Confirming Anti-Catholicism

by David Scott

We are not surprised that the Senate’s debate over Surgeon General-designate Joycelyn Elders ignored the malicious and ill-formed public remarks she has made about Catholics while serving as director of Arkansas’ Department of Health.

Still, it is dispiriting to be shown once again that anti-Catholic bigotry presents no barrier to one’s being considered for high public office in this land.

In a 1992 speech, our soon-to-be Surgeon General opined: “The first 400 years black people had their freedom aborted and the Church said nothing. The way of life for the Native American was aborted, the Church was silent. We attempted to eradicate a whole race of people through the Holocaust, and the Church was silent. … Look at who’s fighting the pro-choice movement—a celibate, male-dominated Church.”

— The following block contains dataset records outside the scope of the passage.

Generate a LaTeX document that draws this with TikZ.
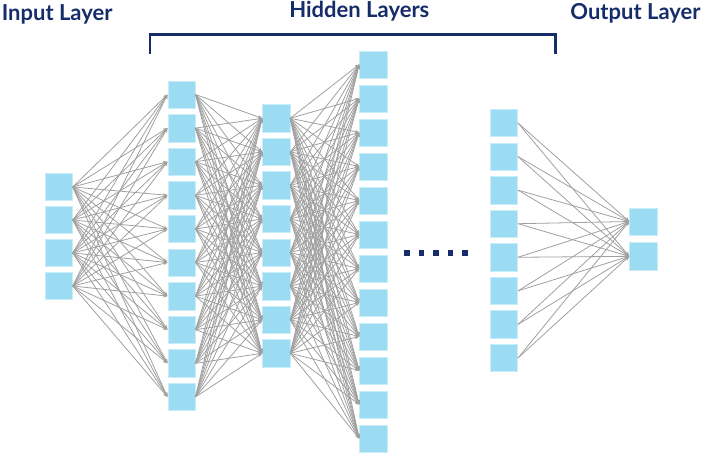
\documentclass[tikz,border=0pt]{standalone}
\usepackage{fontspec}
\setmainfont{Lato}
\usepackage{tikz}
\usetikzlibrary{arrows.meta,positioning,calc}
\definecolor{netnavy}{RGB}{22,45,106}
\definecolor{netcell}{RGB}{155,220,243}
\definecolor{netedge}{RGB}{160,160,160}

\begin{document}
\begin{tikzpicture}[x=0.75pt,y=-0.75pt,
    cell/.style={draw=netcell!55!white,line width=0.4pt,fill=netcell,minimum size=20.6pt,inner sep=0pt},
    link/.style={draw=netedge,line width=0.6pt,-{Stealth[length=3.2pt,width=2.8pt]}},
    title/.style={text=netnavy,font=\bfseries\fontsize{16.5}{19}\selectfont,anchor=base,inner sep=0pt},
    gapdot/.style={fill=netnavy,minimum size=4.3pt,inner sep=0pt}]
\useasboundingbox (0,0) rectangle (701,454);

% layer titles
\node[title] (tin) at (57.2,20) {Input Layer};
\node[title] (thid) at (359.3,17.5) {Hidden Layers};
\node[title] (tout) at (635.5,19.5) {Output Layer};

% bracket over the hidden layers
\coordinate (bl) at (150,54);
\coordinate (br) at (555.5,54);
\draw[netnavy,line width=2.2pt] (bl) |- ($(br)+(0,-19.3)$) -- (br);

% cells
\foreach \i in {1,...,4}
  \node[cell] (in\i) at (58.7,{187+33*(\i-1)}) {};
\foreach \i in {1,...,10}
  \node[cell] (ha\i) at (181.5,{94.5+33.6*(\i-1)}) {};
\foreach \i in {1,...,8}
  \node[cell] (hb\i) at (276.2,{118.3+33.57*(\i-1)}) {};
\foreach \i in {1,...,12}
  \node[cell] (hc\i) at (373.2,{64.5+34*(\i-1)}) {};
\foreach \i in {1,...,8}
  \node[cell] (hd\i) at (504,{123+33.57*(\i-1)}) {};
\foreach \i in {1,2}
  \node[cell] (out\i) at (643.2,{221.5+34.8*(\i-1)}) {};

% dots between the hidden layers
\foreach \i in {1,...,5}
  \node[gapdot] (dot\i) at ({407.2+14.4*(\i-1)},252.7) {};

% connections
\foreach \i in {1,...,4}
  \foreach \j in {1,...,10}
    \draw[link] (in\i.east) -- (ha\j.west);
\foreach \i in {1,...,10}
  \foreach \j in {1,...,8}
    \draw[link] (ha\i.east) -- (hb\j.west);
\foreach \i in {1,...,8}
  \foreach \j in {1,...,12}
    \draw[link] (hb\i.east) -- (hc\j.west);
\foreach \i in {1,...,8}
  \foreach \j in {1,2}
    \draw[link] (hd\i.east) -- (out\j.west);
\end{tikzpicture}
\end{document}
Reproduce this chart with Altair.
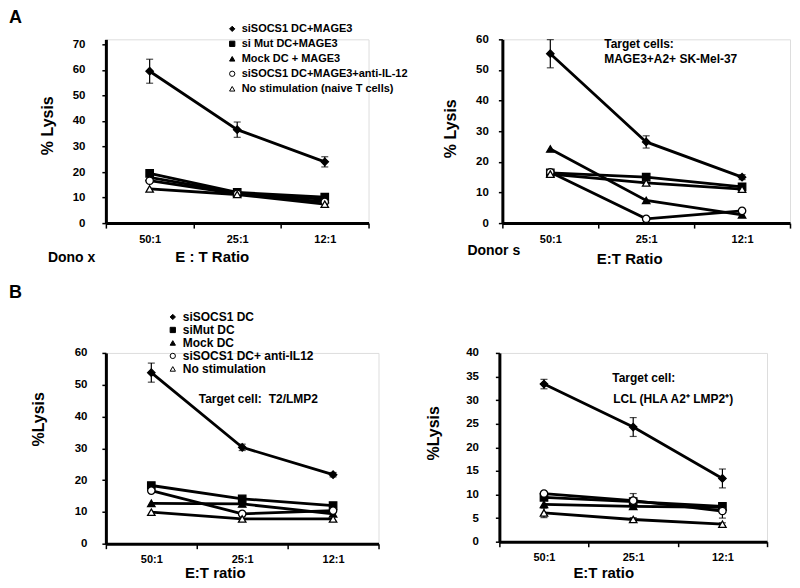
import altair as alt
import pandas as pd

FONT = "Liberation Sans"

ratios = ["50:1", "25:1", "12:1"]

series_a = ["siSOCS1 DC+MAGE3", "si Mut DC+MAGE3", "Mock DC + MAGE3",
            "siSOCS1 DC+MAGE3+anti-IL-12", "No stimulation (naive T cells)"]
series_b = ["siSOCS1 DC", "siMut DC", "Mock DC", "siSOCS1 DC+ anti-IL12", "No stimulation"]

marker_shapes = ["diamond", "square", "triangle-up", "circle", "triangle-up"]
marker_fills = ["black", "black", "black", "white", "white"]
marker_strokes = ["black", "black", "black", "black", "black"]

# Panel A, donor x (target: MAGE3)
ax_sisocs1 = [59.5, 36.6, 24.0]
ax_simut = [19.5, 12.0, 10.2]
ax_mock = [17.9, 11.8, 9.3]
ax_anti = [16.6, 11.5, 8.3]
ax_nostim = [13.4, 11.2, 7.4]
ax_err_sisocs1 = [4.7, 3.0, 2.0]

# Panel A, donor s (target: SK-Mel-37)
as_sisocs1 = [55.3, 26.5, 15.0]
as_simut = [16.4, 15.0, 11.8]
as_mock = [24.2, 7.4, 2.7]
as_anti = [16.6, 1.4, 4.0]
as_nostim = [16.0, 13.1, 11.1]
as_err_sisocs1 = [4.6, 2.0, 0.8]

# Panel B, T2/LMP2
bt_sisocs1 = [53.8, 30.3, 21.7]
bt_simut = [18.3, 14.1, 12.0]
bt_mock = [12.7, 12.5, 9.4]
bt_anti = [16.7, 9.4, 10.4]
bt_nostim = [9.9, 7.8, 7.8]
bt_err_sisocs1 = [3.0, 1.0, 0.7]

# Panel B, LCL
bl_sisocs1 = [33.4, 24.3, 13.4]
bl_simut = [9.4, 8.5, 7.5]
bl_mock = [7.9, 7.5, 7.3]
bl_anti = [10.2, 8.7, 6.5]
bl_nostim = [6.1, 4.7, 3.7]
bl_err_sisocs1 = [1.0, 2.0, 2.0]
bl_err_anti = [0.3, 1.5, 1.5]
bl_err_nostim = [1.0, 0.4, 0.3]

ZERO = [0, 0, 0]


def build_df(series, values, errs):
    rows = []
    for s, vals, er in zip(series, values, errs):
        for i, (r, v, e) in enumerate(zip(ratios, vals, er)):
            rows.append({"series": s, "ratio": r, "xi": i, "y": v,
                         "lo": v - e, "hi": v + e, "err": e})
    return pd.DataFrame(rows)


def label(text, x, y, size, weight="bold", align="left", baseline="middle"):
    return alt.Chart(pd.DataFrame({"t": [text]})).mark_text(
        text=text, font=FONT, fontSize=size, fontWeight=weight, color="black",
        align=align, baseline=baseline
    ).encode(x=alt.value(x), y=alt.value(y))


def panel(df, series, width, height, ymax, yvals, ylab_pad, ytitle, ytx, yty,
          xtitle, xtx, xty, legend, extras):
    xscale = alt.Scale(type="band", domain=ratios, paddingInner=0, paddingOuter=0)
    xaxis = alt.Axis(title=xtitle, labelAngle=0, tickBand="extent",
                     domainWidth=3, domainColor="black", tickColor="black",
                     tickSize=5, tickWidth=1.5, labelFont=FONT, labelFontSize=11,
                     labelFontWeight="bold", labelColor="black", labelPadding=5,
                     titleFont=FONT, titleFontSize=15, titleFontWeight="bold",
                     titleColor="black", titleX=xtx, titleY=xty,
                     titleBaseline="middle", titleAlign="center", grid=False)
    yscale = alt.Scale(domain=[0, ymax], nice=False, zero=True)
    yaxis = alt.Axis(title=ytitle, values=yvals, grid=False, domainWidth=3,
                     domainColor="black", tickColor="black", tickSize=4,
                     tickWidth=1.5, labelFont=FONT, labelFontSize=11.5,
                     labelFontWeight="bold", labelColor="black",
                     labelOverlap=False, labelFlush=False,
                     labelPadding=ylab_pad, titleFont=FONT, titleFontSize=16,
                     titleFontWeight="bold", titleColor="black",
                     titleX=ytx, titleY=yty, titleBaseline="middle",
                     titleAlign="center")

    def X():
        return alt.X("ratio:N", sort=ratios, scale=xscale, axis=xaxis)

    def Y(field):
        return alt.Y(field + ":Q", scale=yscale, axis=yaxis)

    base = alt.Chart(df)
    lines = base.mark_line(color="black", strokeWidth=2.8).encode(
        x=X(), y=Y("y"), detail="series:N", order="xi:Q")
    errdf = df[df["err"] > 0]
    eb = alt.Chart(errdf)
    rules = eb.mark_rule(color="black", strokeWidth=1.2).encode(
        x=X(), y=Y("lo"), y2="hi:Q")
    caps_hi = eb.mark_tick(color="black", size=7, thickness=1.2, orient="horizontal").encode(
        x=X(), y=Y("hi"))
    caps_lo = eb.mark_tick(color="black", size=7, thickness=1.2, orient="horizontal").encode(
        x=X(), y=Y("lo"))
    pts = base.mark_point(filled=False, strokeWidth=1.3, size=55, opacity=1).encode(
        x=X(), y=Y("y"),
        shape=alt.Shape("series:N", sort=series,
                        scale=alt.Scale(domain=series, range=marker_shapes), legend=legend),
        fill=alt.Fill("series:N", sort=series,
                      scale=alt.Scale(domain=series, range=marker_fills), legend=legend),
        stroke=alt.Stroke("series:N", sort=series,
                          scale=alt.Scale(domain=series, range=marker_strokes), legend=legend),
        fillOpacity=alt.value(1),
    )
    return alt.layer(lines, rules, caps_hi, caps_lo, pts, *extras).properties(
        width=width, height=height)


def make_legend(x, y, size, rowpad):
    return alt.Legend(title=None, orient="none", legendX=x, legendY=y, labelFont=FONT,
                      labelFontSize=size, labelFontWeight="bold", labelColor="black",
                      symbolSize=28, symbolStrokeWidth=1,
                      labelLimit=400, rowPadding=rowpad, labelOffset=4, padding=0)


df_ax = build_df(series_a, [ax_sisocs1, ax_simut, ax_mock, ax_anti, ax_nostim],
                 [ax_err_sisocs1, ZERO, ZERO, ZERO, ZERO])
df_as = build_df(series_a, [as_sisocs1, as_simut, as_mock, as_anti, as_nostim],
                 [as_err_sisocs1, ZERO, ZERO, ZERO, ZERO])
df_bt = build_df(series_b, [bt_sisocs1, bt_simut, bt_mock, bt_anti, bt_nostim],
                 [bt_err_sisocs1, ZERO, ZERO, ZERO, ZERO])
df_bl = build_df(series_b, [bl_sisocs1, bl_simut, bl_mock, bl_anti, bl_nostim],
                 [bl_err_sisocs1, ZERO, ZERO, bl_err_anti, bl_err_nostim])

pA1 = panel(df_ax, series_a, 263, 184, 72, [0, 10, 20, 30, 40, 50, 60, 70], 17,
            "% Lysis", -58, 86, "E : T Ratio", 106, 33,
            make_legend(121, -16, 11, 3),
            [label("A", -97, -30, 18, align="left", baseline="top"),
             label("Dono x", -58, 219, 14)])
pA2 = panel(df_as, series_a, 288, 184, 60, [0, 10, 20, 30, 40, 50, 60], 10,
            "% Lysis", -52, 89, "E:T Ratio", 127, 35, None,
            [label("Target cells:", 102, 5, 12),
             label("MAGE3+A2+ SK-Mel-37", 102, 20, 12),
             label("Donor s", -35, 212, 14)])
pB1 = panel(df_bt, series_b, 273, 191, 60, [0, 10, 20, 30, 40, 50, 60], 15,
            "%Lysis", -67, 66, "E:T ratio", 109, 29,
            make_legend(61, -42, 12, 1),
            [label("B", -97, -69, 18, align="left", baseline="top"),
             label("Target cell:", 93, 46, 12),
             label("T2/LMP2", 163, 46, 12)])
pB2 = panel(df_bl, series_b, 268, 189, 40, [0, 5, 10, 15, 20, 25, 30, 35, 40], 17,
            "%Lysis", -66, 80, "E:T ratio", 104, 31, None,
            [label("Target cell:", 113, 25, 12),
             label("LCL (HLA A2\u207a LMP2\u207a)", 114, 46, 12)])

RES = dict(shape="independent", fill="independent", stroke="independent")

top = alt.hconcat(pA1, pA2, spacing=134, bounds="flush").resolve_scale(
    **RES).resolve_legend(**RES)
bottom = alt.hconcat(pB1, pB2, spacing=121, bounds="flush").resolve_scale(
    **RES).resolve_legend(**RES)

chart = alt.vconcat(top, bottom, spacing=314, bounds="flush").resolve_scale(
    **RES).resolve_legend(**RES).properties(
    padding={"left": 0, "top": 0, "right": 0, "bottom": 0},
    background="white"
).configure_view(stroke=None).configure(font=FONT)

chart.save("out.html", embed_options={"renderer": "svg", "actions": False})
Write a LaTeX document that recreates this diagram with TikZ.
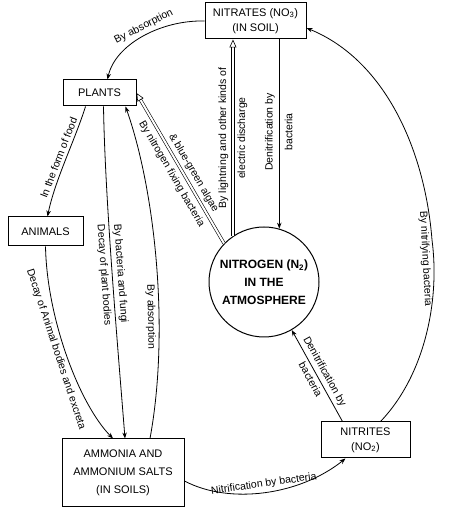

In addition to being mean-spirited and less than creative in using “abortion” as a metaphor, Dr. Elders’ reading of history is obviously false. It is not reactionary or thin-skinned to query a public official about such an obvious appeal to religious prejudice. Indeed, questions about her anti-Catholicism go to the heart of what Senate confirmation hearings are supposed to be all about—determining whether Dr. Elders is fit to serve as the nation’s highest ranking public health official.

elders1Even at the most basic level, for Dr. Elders to use her public office as a pulpit to utter such ill-tempered falsehoods suggests lack of judgement and even a deficit of character.

She has charged, also, that pro-life Christians have a “love affair with the fetus” and “always want the children to be born but they don’t want to support them when they are born.” Those comments show that she knows very little about this country’s most extensive private health and human services network—the Catholic Church—which spends billions of its own money each year to help the poor, the aged, children and unwed mothers.

Her contempt for Christian opponents, whom she has called “non-Christians with a slave-master mentality,” shows an obvious disdain for the country’s heritage of diversity and pluralism and for the role that religion has traditionally played in American life.

Again, to be clear: It is not that Dr. Elders disagrees with the Catholic Church on issues of teenage sexuality, abortion and birth control. That is her right. What troubles us is that as a public servant Dr. Elders has demonstrated an anti-democratic impulse to squelch dissent and a pattern of religious intolerance. Dr. Elders would seem to deny the Church and people of faith the right to take part in the crucial national dialogue over these issues.

President Clinton and Senate Democrats and Republicans—including that body’s Catholics—passed on Dr. Elders without so much as a question about her anti-Catholic statements. This indicates that in a country that has long since stopped tolerating bigotry against most religious, ethnic and other groups, anti-Catholicism remains acceptable, even fashionable. That many Church leaders have kept quiet about Dr. Elders’ remarks also gives pause.